The position taken by OHIM on generic domains

The general position adopted by OHIM is a trade mark which consists of a generic term, plus .com (or similar) is devoid of distinctive character and therefore not capable of registration.

Software.com (Case R 866/1999-3, November 14 2000)

The applicant sought to register this for, among other things, computer programs, arguing that it was distinctive of the goods and services or alternatively that it had become distinctive through use. The applicant pointed out that an identical trade mark was registered in the US. In a decision by the Third Board of Appeal, following a refusal on absolute grounds, the board held that the mark, taken as a whole, would be seen by the relevant public as an internet address relating to software. The fact that the mark had been registered in the US was deemed irrelevant to the finding of registrability under the Community Trade Mark Regulation. However, as the examiner had not dealt specifically with the evidence of use which had been submitted, the case was remitted to the examiner for further prosecution and is pending. Meanwhile, the author notes that software.com now defaults to openwave.com.

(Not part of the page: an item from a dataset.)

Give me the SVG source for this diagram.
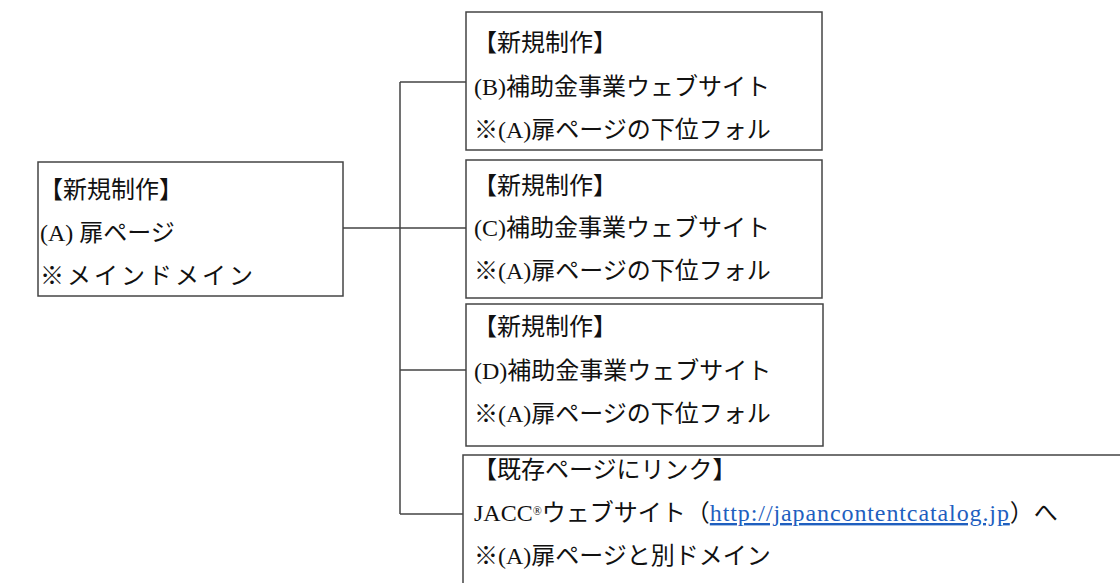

Buy.com (Case R 638/2000-4, September 10 2001)

The applicant appealed the decision by the examiner that the trade mark was devoid distinctive character due to it being descriptive of services relating to selling via the internet. The applicant argued that the two descriptive elements of the mark, 'buy' and '.com' , combined to create a new word which was therefore distinctive.

Additionally the applicant argued that as the website buy,com was already owned by it, and was known as its website, no third party would be disadvantaged by the registration of the mark. Alternatively, the applicant argued on appeal that the mark had become distinctive through use and relied on an estimated turnover in 2000 of $800 million, $45 million advertising spend in 1999 and 10 million user hits per month on the site, pointing out that Buy.com is used as the company name, the domain name, and displayed in all advertising, invoices and packaging.

The Fourth Board of Appeal agreed with the decision of the examiner and rejected the applicant's evidence of acquired distinctiveness, finding that the use had not been as a trade mark in respect of the services claimed in the specification, but as the domain name of the website which is run as an on-line multiple retailer. The board went on to find that the use of the mark at issue as the domain name not use as a trade mark, because the functions of a trade mark and a domain name are different, the difference being that name was only going to identify the applicant's site on the internet, used in relation to the services claimed.

Given the manner in which Buy,com used,that is as more than just a domain name, this analysis by the Fourth Board of Appeal does give rise to the question of what use is needed to amount to trade mark use?

A different approach in the future?

OHIM's general prohibition against the registration of generic domain names as marks has not prevented the following domain names achieving registered status: biztravel.com, netgrocer.com, webdevelopers.com and getmusic.com.

The change in practice concerning the threshold of registrability which has been brought about by the BABY-DRY decision of the European Court of Justice, may enable marks of the Buy.com type to proceed through to registration more easily. The Court of First Instance (CFI) decision in BABY-DRY (which the European Court of Justice overturned) was often cited against generic domain name applications but with this obstacle removed, the arguments put forward by applicants for seemingly generic domain names can be expected to meet with more success.